When I was in my prior job, where my day-to-day routine was fairly consistent, I kept a text file on my desktop with a list of all the things I needed to do each day. Each morning, I'd pull it up and as I'd finish each one, I'd delete it. By the end of the day I'd clean the whole list away. I'd close it without saving it, and the next day the list was there, ready to go for me again.
Lots of people aren't fans of checklists.
Checklists, you see, are guilt-inducers. Sure, if I don't have a checklist, I'll feel guilty about some of the things I'm not doing, but at least I'll have the luxury of getting to forget some of them. If I have the checklist, then I am reminded of each and every thing I was unable to do. The only thing that's maximized is my sense of inadequacy.
There's a happy medium to be found here, I think, and that is this:
The checklist is a tool, not a rule.
In other words, the checklist is there to help you, not to govern your actions. Like any tool, if there is a day or a situation that it is not useful in, then it is the tool that is inadequate, not the person using it.

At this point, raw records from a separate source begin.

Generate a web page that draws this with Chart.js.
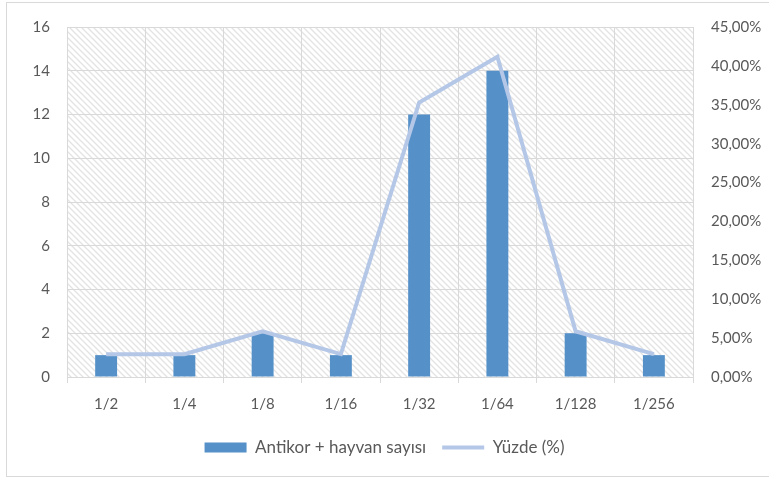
<!DOCTYPE html>
<html>
<head>
<meta charset="utf-8">
<script src="https://cdn.jsdelivr.net/npm/chart.js@4"></script>
<style>
  html, body { margin: 0; padding: 0; background: #fff; }
  #wrap { width: 769px; height: 479px; }
</style>
</head>
<body>
<div id="wrap"><canvas id="grafica" width="769" height="479"></canvas></div>
<script>
// datos
const categorias = ['1/2', '1/4', '1/8', '1/16', '1/32', '1/64', '1/128', '1/256'];
const hayvanSayisi = [1, 1, 2, 1, 12, 14, 2, 1];
const yuzde = [2.94, 2.94, 5.88, 2.94, 35.29, 41.18, 5.88, 2.94];
const etiquetaBarras = 'Antikor + hayvan sayısı';
const etiquetaLinea = 'Yüzde (%)';

const gris = '#595959';
const lineaGrid = '#d9d9d9';
const fuente = { family: 'Lato, "Open Sans", sans-serif', size: 15 };

function patronRayado(ctx) {
    const c = document.createElement('canvas');
    c.width = 6;
    c.height = 6;
    const p = c.getContext('2d');
    p.strokeStyle = '#e3e3e3';
    p.lineWidth = 1.3;
    p.beginPath();
    p.moveTo(-1, -1); p.lineTo(7, 7);
    p.moveTo(-7, -1); p.lineTo(1, 7);
    p.moveTo(5, -1); p.lineTo(13, 7);
    p.stroke();
    return ctx.createPattern(c, 'repeat');
}

const fondoPlugin = {
    id: 'fondo',
    beforeDraw(chart) {
        const ctx = chart.ctx;
        const a = chart.chartArea;
        ctx.save();
        ctx.fillStyle = '#fff';
        ctx.fillRect(0, 0, chart.width, chart.height);
        ctx.strokeStyle = lineaGrid;
        ctx.lineWidth = 1;
        ctx.strokeRect(6.5, 2.5, chart.width + 10, 474);
        ctx.fillStyle = patronRayado(ctx);
        ctx.fillRect(a.left, a.top, a.right - a.left, a.bottom - a.top);
        ctx.restore();
    }
};

function formatoPorcentaje(v) {
    return v.toFixed(2).replace('.', ',') + '%';
}

const ctx = document.getElementById('grafica').getContext('2d');
new Chart(ctx, {
    data: {
        labels: categorias,
        datasets: [
            {
                type: 'bar',
                label: etiquetaBarras,
                data: hayvanSayisi,
                backgroundColor: '#5590c8',
                borderWidth: 0,
                barPercentage: 0.56,
                categoryPercentage: 0.5,
                yAxisID: 'y',
                order: 1,
                pointStyle: 'rect'
            },
            {
                type: 'line',
                label: etiquetaLinea,
                data: yuzde,
                borderColor: '#b4c7e7',
                backgroundColor: '#b4c7e7',
                borderWidth: 4,
                pointRadius: 0,
                tension: 0,
                yAxisID: 'y1',
                order: 0,
                pointStyle: 'line'
            }
        ]
    },
    options: {
        responsive: false,
        animation: false,
        layout: { padding: { left: 0, right: 0, top: 26, bottom: 13 } },
        scales: {
            x: {
                grid: { color: lineaGrid, offset: true, drawTicks: true, tickLength: 6, tickColor: lineaGrid },
                border: { color: lineaGrid },
                ticks: { color: gris, font: fuente, padding: 12 },
                afterFit(scale) { scale.height = 46; }
            },
            y: {
                position: 'left',
                min: 0,
                max: 16,
                grid: { color: lineaGrid, drawTicks: false },
                border: { display: false },
                ticks: { stepSize: 2, color: gris, font: fuente, padding: 17 },
                afterFit(scale) { scale.width = 67; }
            },
            y1: {
                position: 'right',
                min: 0,
                max: 45,
                grid: { display: false, drawTicks: false },
                border: { display: false },
                ticks: { stepSize: 5, color: gris, font: fuente, padding: 18, callback: formatoPorcentaje },
                afterFit(scale) { scale.width = 76; }
            }
        },
        plugins: {
            legend: {
                position: 'bottom',
                labels: {
                    color: gris,
                    font: { family: fuente.family, size: 17 },
                    usePointStyle: true,
                    pointStyleWidth: 42,
                    boxHeight: 10,
                    padding: 16,
                    sort: (a, b) => a.datasetIndex - b.datasetIndex
                }
            },
            tooltip: { enabled: false }
        }
    },
    plugins: [fondoPlugin]
});
</script>
</body>
</html>
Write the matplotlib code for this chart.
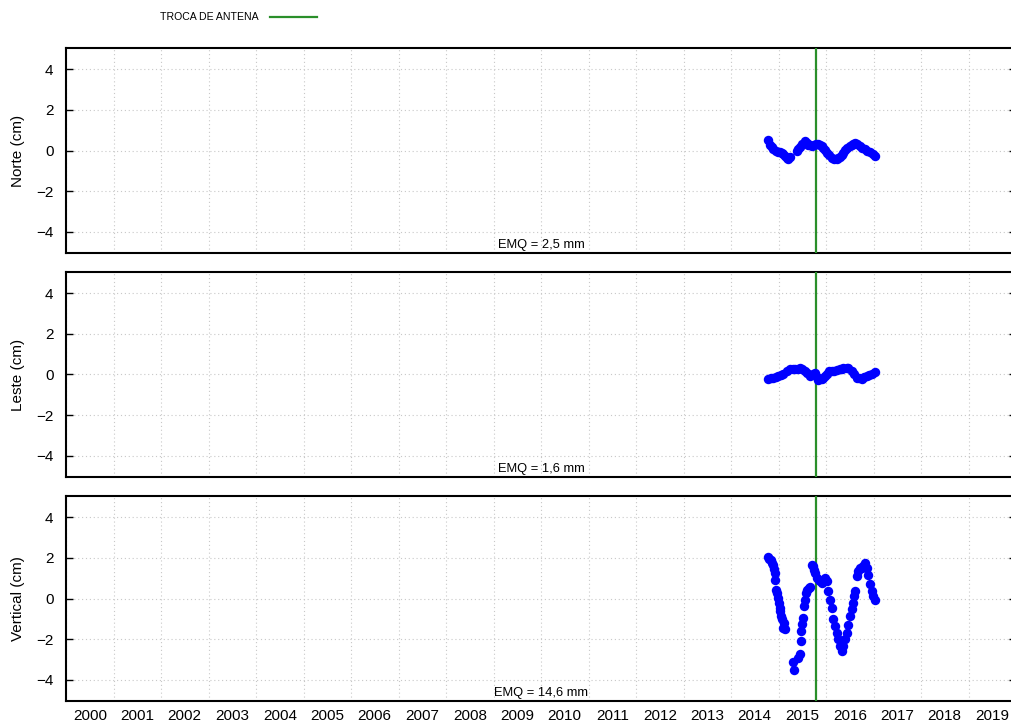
import matplotlib
matplotlib.use("Agg")
import matplotlib.pyplot as plt
from matplotlib.lines import Line2D
import numpy as np

plt.rcParams['font.family'] = ['Liberation Sans', 'DejaVu Sans']

# ---------------- data ----------------
norte_t = [2014.785, 2014.821, 2014.856, 2014.891, 2014.943, 2014.996, 2015.032, 2015.067,
           2015.102, 2015.137, 2015.172, 2015.206, 2015.242, 2015.383, 2015.418, 2015.453,
           2015.505, 2015.558, 2015.592, 2015.627, 2015.663, 2015.699, 2015.745, 2015.789,
           2015.832, 2015.874, 2015.908, 2015.943, 2015.985, 2016.027, 2016.073, 2016.120,
           2016.172, 2016.225, 2016.260, 2016.295, 2016.330, 2016.364, 2016.406, 2016.448,
           2016.495, 2016.541, 2016.576, 2016.611, 2016.663, 2016.716, 2016.768, 2016.821,
           2016.873, 2016.926, 2016.979, 2017.032]
norte_v = [0.50, 0.29, 0.15, 0.05, 0.00, -0.06, -0.09, -0.11, -0.18, -0.28, -0.36, -0.41,
           -0.31, -0.03, 0.08, 0.18, 0.32, 0.46, 0.38, 0.29, 0.25, 0.21, 0.28, 0.34,
           0.32, 0.29, 0.22, 0.13, 0.01, -0.11, -0.24, -0.36, -0.41, -0.44, -0.38, -0.31,
           -0.21, -0.11, 0.01, 0.13, 0.22, 0.29, 0.34, 0.38, 0.30, 0.21, 0.14, 0.08,
           0.00, -0.08, -0.17, -0.25]

leste_t = [2014.785, 2014.838, 2014.891, 2014.943, 2014.996, 2015.049, 2015.102, 2015.172,
           2015.242, 2015.295, 2015.348, 2015.400, 2015.453, 2015.505, 2015.558, 2015.610,
           2015.663, 2015.716, 2015.768, 2015.803, 2015.838, 2015.874, 2015.908, 2015.943,
           2015.978, 2016.013, 2016.067, 2016.120, 2016.172, 2016.225, 2016.295, 2016.330,
           2016.364, 2016.436, 2016.471, 2016.541, 2016.593, 2016.646, 2016.699, 2016.751,
           2016.804, 2016.856, 2016.909, 2016.961, 2017.032]
leste_v = [-0.21, -0.19, -0.16, -0.12, -0.08, -0.04, 0.00, 0.16, 0.28, 0.27, 0.25, 0.29,
           0.33, 0.25, 0.16, 0.05, -0.05, 0.00, 0.05, -0.10, -0.25, -0.23, -0.21, -0.15,
           -0.08, 0.04, 0.16, 0.16, 0.16, 0.20, 0.25, 0.29, 0.33, 0.33, 0.33, 0.16,
           0.00, -0.16, -0.19, -0.21, -0.13, -0.05, -0.02, 0.00, 0.11]

vert_t = [2014.785, 2014.806, 2014.836, 2014.859, 2014.878, 2014.903, 2014.920, 2014.935,
          2014.952, 2014.971, 2014.989, 2015.006, 2015.024, 2015.040, 2015.057, 2015.075,
          2015.092, 2015.110, 2015.129, 2015.300, 2015.320, 2015.414, 2015.448, 2015.465,
          2015.484, 2015.498, 2015.516, 2015.531, 2015.552, 2015.572, 2015.600, 2015.636,
          2015.661, 2015.695, 2015.730, 2015.750, 2015.770, 2015.818, 2015.853, 2015.874,
          2015.910, 2015.943, 2015.980, 2016.015, 2016.050, 2016.085, 2016.120, 2016.155,
          2016.190, 2016.225, 2016.260, 2016.295, 2016.331, 2016.365, 2016.400, 2016.435,
          2016.471, 2016.506, 2016.541, 2016.562, 2016.583, 2016.608, 2016.643, 2016.678,
          2016.713, 2016.748, 2016.783, 2016.818, 2016.853, 2016.888, 2016.923, 2016.958,
          2016.993, 2017.032]
vert_v = [2.04, 1.96, 1.88, 1.77, 1.67, 1.46, 1.26, 0.93, 0.44, 0.28, 0.03, -0.21,
          -0.46, -0.62, -0.85, -1.03, -1.44, -1.20, -1.50, -3.15, -3.53, -2.91, -2.75, -2.09,
          -1.60, -1.27, -0.95, -0.38, -0.05, 0.28, 0.41, 0.52, 0.58, 1.67, 1.58, 1.42,
          1.26, 1.01, 0.93, 0.85, 0.77, 0.85, 1.01, 0.85, 0.36, -0.05, -0.46, -1.03,
          -1.36, -1.68, -2.01, -2.34, -2.58, -2.34, -2.01, -1.68, -1.32, -0.87, -0.54, -0.21,
          0.11, 0.36, 1.09, 1.34, 1.50, 1.50, 1.62, 1.75, 1.50, 1.18, 0.69, 0.36,
          0.10, -0.05]

antenna_change = 2015.79

panels = [("Norte (cm)", norte_t, norte_v, "EMQ = 2,5 mm"),
          ("Leste (cm)", leste_t, leste_v, "EMQ = 1,6 mm"),
          ("Vertical (cm)", vert_t, vert_v, "EMQ = 14,6 mm")]

years = list(range(2000, 2020))
yticks = [-4, -2, 0, 2, 4]

# ---------------- figure ----------------
W, H = 1011, 724
fig = plt.figure(figsize=(W / 100, H / 100), dpi=100)

left_px, right_px = 66, 1016
tops = [48, 272, 496]
height_px = 205

green = '#2a8f2a'

for i, (ylabel, t, v, emq) in enumerate(panels):
    top = tops[i]
    ax = fig.add_axes([left_px / W, 1 - (top + height_px) / H,
                       (right_px - left_px) / W, height_px / H])
    ax.set_xlim(2000, 2020)
    ax.set_ylim(-5.05, 5.05)
    ax.axvline(antenna_change, color=green, lw=1.6, zorder=3)
    ax.plot(t, v, 'o', color='#0000ff', markersize=6.8, markeredgewidth=0, zorder=4)

    ax.set_xticks(years)
    ax.set_xticks([y + 0.5 for y in years], minor=True)
    ax.tick_params(axis='x', which='major', length=0, labelbottom=False)
    if i == 2:
        ax.set_xticklabels([str(y) for y in years], minor=True)
        ax.tick_params(axis='x', which='minor', length=0, labelsize=11, pad=6)
    else:
        ax.tick_params(axis='x', which='minor', length=0, labelbottom=False)

    ax.set_yticks(yticks)
    ax.set_yticklabels([str(y).replace('-', '\u2212') for y in yticks])
    ax.tick_params(axis='y', direction='in', length=5, width=1, left=True, right=True,
                   labelsize=11, pad=9)
    ax.grid(True, which='major', color='#c8c8c8', linestyle=(0, (1, 2.5)), linewidth=0.8)
    ax.set_axisbelow(True)
    for s in ax.spines.values():
        s.set_linewidth(1.5)
    ax.set_ylabel(ylabel, fontsize=11)
    ax.yaxis.set_label_coords(-41 / (right_px - left_px), 0.5)
    ax.text(0.5, 8 / height_px, emq, transform=ax.transAxes, ha='center', va='center',
            fontsize=9.3)

# legend
fig.text(160 / W, 1 - 16.5 / H, "TROCA DE ANTENA", fontsize=7.6, ha='left', va='center')
fig.add_artist(Line2D([270 / W, 317 / W], [1 - 16.5 / H, 1 - 16.5 / H], color=green,
                      lw=1.6, transform=fig.transFigure))

fig.savefig("out.png", dpi=100)
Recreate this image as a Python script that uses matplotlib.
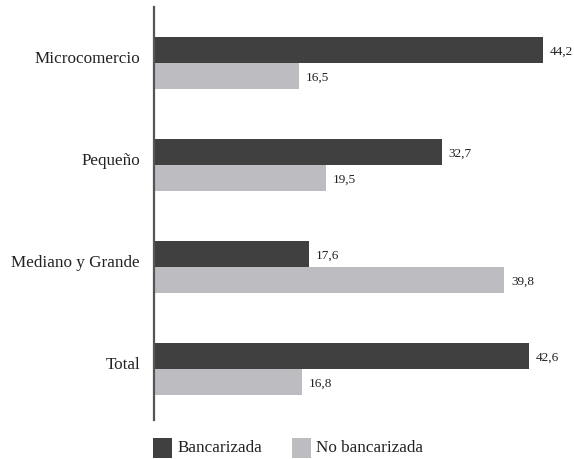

Today was laundry day at my house. Lots of time was spent making dirty clothes clean. Since we don't have a washer or dryer, we tend to use those of others on one specific day, making laundry an all-day project. A "daily checklist" that's perfectly good on non-laundry day becomes useless on laundry day.
Does that make sense? The situation changed, so the tool wasn't useful in this case. Tomorrow, it probably will.
And even on days when you can't do everything on the list, the list still doesn't rule. It just serves as a guide. You can say, "Alright, I know X, Y, and Z all need to be done. Let me take care of X, and I don't have to worry that I'll forget about Y or Z, because they're written down here. And if I don't have time for Z quite yet, That's okay, because I'll know X and Y are taken care of and off my mind."
Tools, not rules. Let them help you, not rule you.
If you make the checklist just another thing on the checklist--in other words, if it's another thing you feel like you have to have done--then the checklist will just be a burden to you and take up more of your time.
But if you can treat it like a tool, know that it's in charge, and consider any shortcomings the fault of the tool rather than absorbing that guilt yourself, you'll empowered rather than demoralized.
Now, let me go mark "Blogging" off my checklist so my conscious will leave me alone.